Palko played in the closing minutes of the Kansas City-San Diego game on December 12, 2010 (the Chiefs lost 31–0). He also played in the final minutes of the Oakland-Kansas City game on January 2, 2010 (the Chiefs lost 31–10). He passed for a total of 4 for 6 and 35 yards with no interceptions and was sacked twice.

====2011====
The Chiefs announced that Palko would take over starting quarterback duties against the New England Patriots in week 11 of the 2011 season, following a season ending index finger injury to starting quarterback Matt Cassel. Palko's first starting opportunity with the Chiefs resulted in a 34–3 loss to the Patriots at Gillette Stadium, where he completed 25 of 38 passes for a total of 236 yards and three interceptions. The following week, the Chiefs claimed Kyle Orton off waivers from the Denver Broncos.

Palko started the next game against the Pittsburgh Steelers, which received considerable interest in Pittsburgh given his collegiate roots. Palko went 18 of 28 for 167 yards and had three interceptions, including one in the closing seconds as Kansas City was driving into Steeler territory. The game ended in a 13–9 loss for the Chiefs that was surprisingly close (the Steelers were 10-point favorites).

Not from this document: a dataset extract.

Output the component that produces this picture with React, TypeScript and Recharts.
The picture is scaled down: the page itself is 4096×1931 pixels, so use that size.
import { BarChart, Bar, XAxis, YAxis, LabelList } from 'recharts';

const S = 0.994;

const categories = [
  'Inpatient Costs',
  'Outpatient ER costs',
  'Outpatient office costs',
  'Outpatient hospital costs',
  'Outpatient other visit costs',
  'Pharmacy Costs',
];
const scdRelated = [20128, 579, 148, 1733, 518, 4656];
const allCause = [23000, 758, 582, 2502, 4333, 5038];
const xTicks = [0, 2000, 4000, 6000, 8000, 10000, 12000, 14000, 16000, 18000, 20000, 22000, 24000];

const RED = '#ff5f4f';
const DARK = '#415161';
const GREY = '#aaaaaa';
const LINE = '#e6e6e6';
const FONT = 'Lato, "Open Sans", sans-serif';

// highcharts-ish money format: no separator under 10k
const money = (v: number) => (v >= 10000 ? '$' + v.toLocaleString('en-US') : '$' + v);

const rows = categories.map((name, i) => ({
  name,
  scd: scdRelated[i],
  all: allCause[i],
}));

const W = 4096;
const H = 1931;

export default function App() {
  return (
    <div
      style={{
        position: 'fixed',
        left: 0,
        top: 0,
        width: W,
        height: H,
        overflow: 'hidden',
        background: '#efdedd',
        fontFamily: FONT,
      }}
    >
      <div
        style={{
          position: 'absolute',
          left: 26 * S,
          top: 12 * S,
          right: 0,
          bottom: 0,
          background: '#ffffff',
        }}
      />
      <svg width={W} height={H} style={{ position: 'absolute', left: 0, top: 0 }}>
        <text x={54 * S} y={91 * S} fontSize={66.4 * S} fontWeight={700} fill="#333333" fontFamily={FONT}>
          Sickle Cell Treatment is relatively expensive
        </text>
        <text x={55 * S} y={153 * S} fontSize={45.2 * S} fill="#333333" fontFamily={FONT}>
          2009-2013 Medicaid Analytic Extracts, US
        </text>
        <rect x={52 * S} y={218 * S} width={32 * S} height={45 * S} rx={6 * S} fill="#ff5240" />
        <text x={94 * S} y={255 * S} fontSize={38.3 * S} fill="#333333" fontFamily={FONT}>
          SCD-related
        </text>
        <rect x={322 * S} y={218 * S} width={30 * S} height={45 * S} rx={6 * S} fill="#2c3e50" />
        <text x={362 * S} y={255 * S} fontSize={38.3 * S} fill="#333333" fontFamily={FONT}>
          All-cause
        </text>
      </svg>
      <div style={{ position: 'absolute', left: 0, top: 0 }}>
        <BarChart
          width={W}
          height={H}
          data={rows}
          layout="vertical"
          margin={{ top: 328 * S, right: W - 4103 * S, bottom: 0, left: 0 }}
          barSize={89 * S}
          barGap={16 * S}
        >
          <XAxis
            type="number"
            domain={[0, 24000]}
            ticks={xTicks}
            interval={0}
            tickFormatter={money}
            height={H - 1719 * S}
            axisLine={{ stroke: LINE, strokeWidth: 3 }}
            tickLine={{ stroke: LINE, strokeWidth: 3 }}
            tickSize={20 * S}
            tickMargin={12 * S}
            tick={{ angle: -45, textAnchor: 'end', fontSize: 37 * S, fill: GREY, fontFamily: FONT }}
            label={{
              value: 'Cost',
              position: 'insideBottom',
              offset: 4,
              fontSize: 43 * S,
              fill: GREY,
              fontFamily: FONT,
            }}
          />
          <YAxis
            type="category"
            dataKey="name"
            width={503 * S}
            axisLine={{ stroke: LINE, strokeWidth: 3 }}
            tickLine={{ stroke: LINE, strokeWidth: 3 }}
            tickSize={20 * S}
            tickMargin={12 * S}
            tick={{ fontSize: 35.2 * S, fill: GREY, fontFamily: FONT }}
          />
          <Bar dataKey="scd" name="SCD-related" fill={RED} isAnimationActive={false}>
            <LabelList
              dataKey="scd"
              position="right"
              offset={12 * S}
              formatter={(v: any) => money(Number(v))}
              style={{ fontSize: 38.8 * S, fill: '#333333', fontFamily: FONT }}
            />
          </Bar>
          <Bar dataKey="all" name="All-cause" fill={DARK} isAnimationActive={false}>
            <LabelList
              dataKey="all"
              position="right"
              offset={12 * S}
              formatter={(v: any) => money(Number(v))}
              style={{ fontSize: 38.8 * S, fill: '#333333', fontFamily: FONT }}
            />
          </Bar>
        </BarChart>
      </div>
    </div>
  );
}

Palko threw his first NFL touchdown pass the following week against the Chicago Bears: a 38-yard Hail Mary pass to Dexter McCluster as time expired at the end of the first half. This pass turned out to be the game-winning play. Orton, who was the starting quarterback for Chicago in 2008, had replaced Palko in the second quarter, but hurt a finger on his throwing hand. Palko returned and finished the Chiefs' upset of the Bears, 10–3, completing 17 of 30 passes for 157 yards and the McCluster touchdown pass.

In the December 11 game against the New York Jets, Palko only had 4 yards of total offense and one first down in the first half, completing 3 of 8 passes for 11 yards and one interception as the Jets jumped to a 28–3 lead. In the second half Palko threw for his second career NFL touchdown, a 24-yard toss to Jerheme Urban. Palko was also sacked five times in the game, which the Chiefs lost 37–10.

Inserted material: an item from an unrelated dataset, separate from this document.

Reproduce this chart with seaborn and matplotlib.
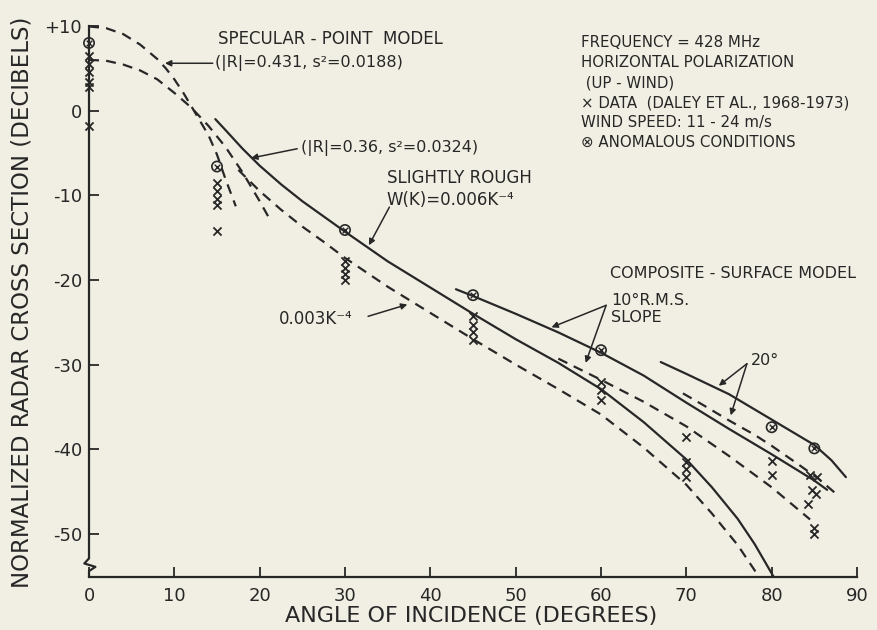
import matplotlib
matplotlib.use("Agg")
import matplotlib.pyplot as plt
import seaborn as sns
import pandas as pd

# ---------------- data ----------------
# Specular-point model, |R|=0.431, s^2=0.0188
spec431_ang = [0, 2, 4, 6, 8, 9, 10, 11, 12, 13, 14, 15, 16, 17.2]
spec431_db = [9.95, 9.75, 9.05, 7.8, 6.1, 5.0, 3.7, 2.2, 0.5, -1.2, -2.9, -5.2, -8.1, -11.3]
# Specular-point model, |R|=0.36, s^2=0.0324
spec36_ang = [0, 2, 4, 6, 8, 10, 12, 14, 16, 18, 19, 20, 21]
spec36_db = [6.0, 5.9, 5.45, 4.75, 3.7, 2.1, 0.35, -1.8, -4.3, -7.3, -9.0, -10.7, -12.5]
# Slightly rough, W(K)=0.006K^-4 (solid)
rough6_ang = [14.8, 16, 18, 20, 22.5, 25, 27.5, 30, 35, 40, 45, 50, 55, 60, 65, 70, 73, 76, 78, 79.5, 80.3]
rough6_db = [-1.0, -2.3, -4.5, -6.5, -8.7, -10.7, -12.5, -14.3, -17.8, -20.9, -24.0, -27.0,
             -29.8, -32.9, -36.8, -41.2, -44.5, -48.2, -51.2, -53.8, -55.2]
# Slightly rough, 0.003K^-4 (dashed)
rough3_ang = [17.5, 20, 22.5, 25, 27.5, 30, 35, 40, 45, 50, 55, 60, 65, 70, 73, 76, 78, 78.4]
rough3_db = [-7.0, -9.5, -11.7, -13.7, -15.5, -17.4, -20.8, -23.9, -27.0, -30.0, -32.9,
             -35.9, -39.8, -44.2, -47.6, -51.3, -54.3, -55.0]
# Composite-surface model, 10 deg rms slope
comp10s_ang = [43, 45, 50, 55, 60, 65, 70, 75, 80, 85, 86.5]
comp10s_db = [-21.1, -21.9, -24.0, -26.2, -28.6, -31.3, -34.5, -37.6, -40.6, -43.7, -44.8]
comp10d_ang = [55, 60, 65, 70, 75, 80, 84.5]
comp10d_db = [-29.3, -31.8, -34.4, -37.3, -40.8, -44.5, -48.3]
# Composite-surface model, 20 deg rms slope
comp20s_ang = [67, 70, 75, 80, 85, 87, 88.7]
comp20s_db = [-29.7, -31.1, -33.5, -36.5, -39.5, -41.3, -43.3]
comp20d_ang = [69.6, 72, 75, 78, 80, 83, 85.5, 87.7]
comp20d_db = [-33.4, -34.8, -36.6, -38.3, -39.6, -41.7, -43.5, -45.4]

# Measured data (Daley et al., 1968-1973)
data_ang = [0, 0, 0, 0, 0, 0,
            15, 15, 15, 15, 15,
            30, 30, 30, 30,
            45, 45, 45, 45,
            60, 60, 60,
            70, 70, 70, 70,
            80, 80,
            84.5, 85.3, 84.7, 85.2, 84.2, 85.0, 85.0]
data_db = [6.5, 5.5, 4.6, 3.4, 2.8, -1.8,
           -8.6, -9.5, -10.4, -11.2, -14.2,
           -17.8, -18.6, -19.3, -20.0,
           -24.3, -25.3, -26.2, -27.1,
           -32.1, -33.0, -34.2,
           -38.6, -41.5, -42.3, -43.3,
           -41.4, -43.1,
           -43.1, -43.3, -44.8, -45.3, -46.5, -49.3, -50.0]
# Anomalous conditions
anom_ang = [0, 15, 30, 45, 60, 80, 85]
anom_db = [8.0, -6.6, -14.1, -21.8, -28.3, -37.4, -39.9]

x_ticks = [0, 10, 20, 30, 40, 50, 60, 70, 80, 90]
y_ticks = [10, 0, -10, -20, -30, -40, -50]
y_tick_labels = ["+10", "0", "-10", "-20", "-30", "-40", "-50"]

# ---------------- style ----------------
sns.set_style("ticks")
paper = "#f1efe3"
ink = "#272727"
plt.rcParams["font.family"] = ["DejaVu Sans"]
plt.rcParams["text.color"] = ink

fig = plt.figure(figsize=(8.77, 6.30), dpi=100, facecolor=paper)
ax = fig.add_axes([0.1015, 0.0841, 0.8757, 0.8746], facecolor=paper)

LW = 1.6
DASH = (0, (4.5, 3.2))

curves = [
    (spec431_ang, spec431_db, True, False),
    (spec36_ang, spec36_db, True, False),
    (rough6_ang, rough6_db, False, True),
    (rough3_ang, rough3_db, True, True),
    (comp10s_ang, comp10s_db, False, True),
    (comp10d_ang, comp10d_db, True, True),
    (comp20s_ang, comp20s_db, False, True),
    (comp20d_ang, comp20d_db, True, True),
]
for xs, ys, dashed, clip in curves:
    df = pd.DataFrame({"ang": xs, "db": ys})
    sns.lineplot(data=df, x="ang", y="db", ax=ax, color=ink, lw=LW,
                 linestyle=DASH if dashed else "-", sort=False, estimator=None,
                 clip_on=clip, zorder=3)

df_data = pd.DataFrame({"ang": data_ang, "db": data_db})
sns.scatterplot(data=df_data, x="ang", y="db", ax=ax, marker="x", s=34,
                color=ink, linewidth=1.3, clip_on=False, zorder=5)
df_anom = pd.DataFrame({"ang": anom_ang, "db": anom_db})
sns.scatterplot(data=df_anom, x="ang", y="db", ax=ax, marker="o", s=55,
                facecolors="none", edgecolor=ink, color=ink, linewidth=1.2,
                clip_on=False, zorder=5)
sns.scatterplot(data=df_anom, x="ang", y="db", ax=ax, marker="x", s=16,
                color=ink, linewidth=1.0, clip_on=False, zorder=6)

# ---------------- axes ----------------
ax.set_xlim(0, 90)
ax.set_ylim(-55.1, 10)
ax.set_xticks(x_ticks)
ax.set_yticks(y_ticks)
ax.set_yticklabels(y_tick_labels)
ax.set_xlabel("")
ax.set_ylabel("")
for side in ["top", "right"]:
    ax.spines[side].set_visible(False)
ax.spines["bottom"].set_color(ink)
ax.spines["bottom"].set_linewidth(1.6)
ax.spines["left"].set_color(ink)
ax.spines["left"].set_linewidth(1.6)
ax.spines["left"].set_bounds(-52.9, 10)
# axis break on the y axis
ax.plot([0, -0.55, 0.75, 0.0, 0.0], [-52.9, -53.5, -53.9, -54.4, -55.1],
        color=ink, lw=1.6, clip_on=False, zorder=4, solid_capstyle="butt")
ax.tick_params(axis="both", direction="in", length=7, width=1.3, colors=ink,
               labelsize=13)
ax.tick_params(axis="x", pad=7)
ax.tick_params(axis="y", pad=5)
ax.grid(False)

fig.text(471 / 877, 1 - 616 / 630, "ANGLE OF INCIDENCE (DEGREES)", ha="center",
         va="center", fontsize=16, color=ink)
fig.text(22 / 877, 1 - 302 / 630, "NORMALIZED RADAR CROSS SECTION (DECIBELS)",
         rotation=90, ha="center", va="center", fontsize=16.5, color=ink)

# ---------------- annotations ----------------
ax.text(15.1, 8.5, "SPECULAR - POINT  MODEL", fontsize=12, va="center")
ax.text(14.8, 5.6, "(|R|=0.431, s²=0.0188)", fontsize=11.5, va="center")
ax.text(24.9, -4.4, "(|R|=0.36, s²=0.0324)", fontsize=11.5, va="center")
ax.text(34.9, -8.0, "SLIGHTLY ROUGH", fontsize=12, va="center")
ax.text(34.9, -10.6, "W(K)=0.006K⁻⁴", fontsize=12, va="center")
ax.text(22.3, -24.6, "0.003K⁻⁴", fontsize=12, va="center")
ax.text(61.1, -19.2, "COMPOSITE - SURFACE MODEL", fontsize=11.5, va="center")
ax.text(61.2, -22.4, "10°R.M.S.", fontsize=11.5, va="center")
ax.text(61.2, -24.4, "SLOPE", fontsize=11.5, va="center")
ax.text(77.6, -29.5, "20°", fontsize=11.5, va="center")

info = ["FREQUENCY = 428 MHz", "HORIZONTAL POLARIZATION", " (UP - WIND)",
        "× DATA  (DALEY ET AL., 1968-1973)", "WIND SPEED: 11 - 24 m/s",
        "⊗ ANOMALOUS CONDITIONS"]
for i, line in enumerate(info):
    ax.text(57.6, 8.0 - i * 2.36, line, fontsize=10.8, va="center")

arrow = dict(arrowstyle="-|>", color=ink, lw=1.1, mutation_scale=9,
             shrinkA=0, shrinkB=0)
ann = [((8.9, 5.6), (14.5, 5.6)),
       ((19.0, -5.6), (24.4, -4.5)),
       ((32.8, -15.9), (35.2, -11.4)),
       ((37.3, -22.9), (32.7, -24.3)),
       ((54.2, -25.6), (60.6, -23.0)),
       ((58.2, -29.8), (60.6, -23.0)),
       ((73.8, -32.5), (77.1, -29.9)),
       ((75.2, -36.0), (77.1, -29.9))]
for tip, tail in ann:
    ax.annotate("", xy=tip, xytext=tail, arrowprops=arrow, zorder=4)

fig.savefig("out.png", dpi=100, facecolor=paper)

Following the Jets game, the Chiefs fired head coach Todd Haley. Interim head coach Romeo Crennel benched Palko and said that either Orton or Ricky Stanzi would start the December 18 game against the Green Bay Packers. Orton was selected and played a complete game against the previously unbeaten Packers, who the Chiefs upset 19–14. On March 13, 2012, Palko was non tendered by the Chiefs making him a free agent.

==Career statistics==

===NFL===

Year: Team; Games; Passing; Rushing; Sacks; Fumbles
GP: GS; Cmp; Att; Pct; Yds; Avg; TD; Int; Rtg; Att; Yds; Avg; TD; Sck; Yds; Fum; Lost
2010: KC; 2; 0; 4; 6; 66.7; 35; 5.8; 0; 0; 81.9; 2; 5; 2.5; 0; 2; 10; 0; 0
2011: KC; 6; 4; 80; 134; 59.7; 796; 5.9; 2; 7; 59.8; 5; 5; 1.0; 0; 11; 83; 1; 1
Total: 8; 4; 84; 140; 60.0; 831; 5.9; 2; 7; 60.7; 7; 20; 2.9; 0; 13; 93; 1; 1

===College===

| Season | Team | GP | Passing |  |  |  |  |  |  | Rushing |  |  |
| Cmp | Att | Pct | Yds | TD | Int | Rtg | Att | Yds | TD |
| 2002 | Pittsburgh Panthers | 8 | 2 | 3 | 67 | 13 | 0 | 0 | 103.1 | 10 | 9 | 1 |
| 2003 | Pittsburgh Panthers | 0 | Redshirted |  |  |  |  |  |  |  |  |  |
| 2004 | Pittsburgh Panthers | 12 | 230 | 409 | 56 | 3,067 | 24 | 7 | 135.2 | 129 | 139 | 3 |
| 2005 | Pittsburgh Panthers | 11 | 193 | 341 | 57 | 2,392 | 17 | 9 | 126.7 | 70 | -139 | 6 |
| 2006 | Pittsburgh Panthers | 12 | 220 | 322 | 68 | 2,871 | 25 | 9 | 163.2 | 66 | 77 | 2 |
| Totals |  | 43 | 645 | 1,075 | 60 | 8,343 | 66 | 25 | 140.8 | 275 | 86 | 12 |

Notes: Uses NCAA (rather than NFL) passer rating model. The NCAA indicates he played one game (bringing his total Pittsburgh career games played to 44) in 2003, but was redshirted that year without any record of passes or rushes. His official Panther biography says he did not play at all in 2003.

==Broadcasting career==
Palko does weekly broadcasts for Pittsburgh Panthers Television on Comcast.